地域を元気にするためには、しがらみに負けない真似ぶ実践者が一人りでも多く存在するようになることである。

道の駅「たかの」来春オープンに向けて

来春、庄原市高野町にオープンする道の駅のネーミングが「たかの」に決まった。
約400点の応募の中から、選定委員会の提案を経て最終決定にとなった。
いずれの応募名も地域の活性化の拠点として寄せる期待をうかがわせるものであった。
この中から、最もシンプルなネーミングに決まった。
選定委員会に参加し、住民の情熱と市役所支所の職員の道の駅整備に対する熱さを感じた。
地域活性化の主役は住民であるが、それを仕掛ける行政職員の姿勢が重要である。
給料を貰って、終日、地域のことを創造することを職業としている行政職員の中にキーマンと言われる存在が必要である。
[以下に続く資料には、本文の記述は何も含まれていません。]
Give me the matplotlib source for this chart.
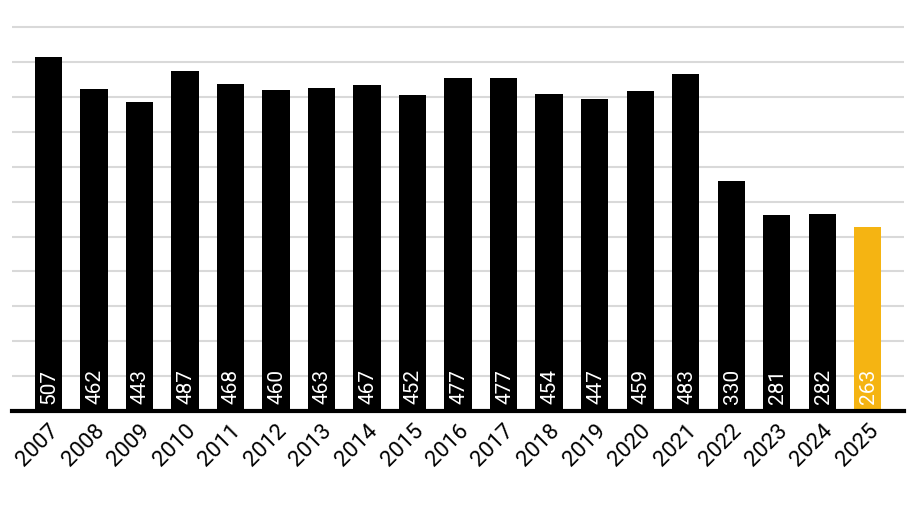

物、金でなくそのキーマンの人柄、情熱にに引き寄せられて、関わる機会を与えられた人達が汗をかき知恵を出し合い、地域らしい仕組みが出来上がってきている。
私にとっても3カ所目の道の駅整備の関わりで有る。
道の駅「たかの」の整備の一旦に参画できる事に感謝し、住民の期待と利用者の満足を裏切らない経営組織となるよう支援したい。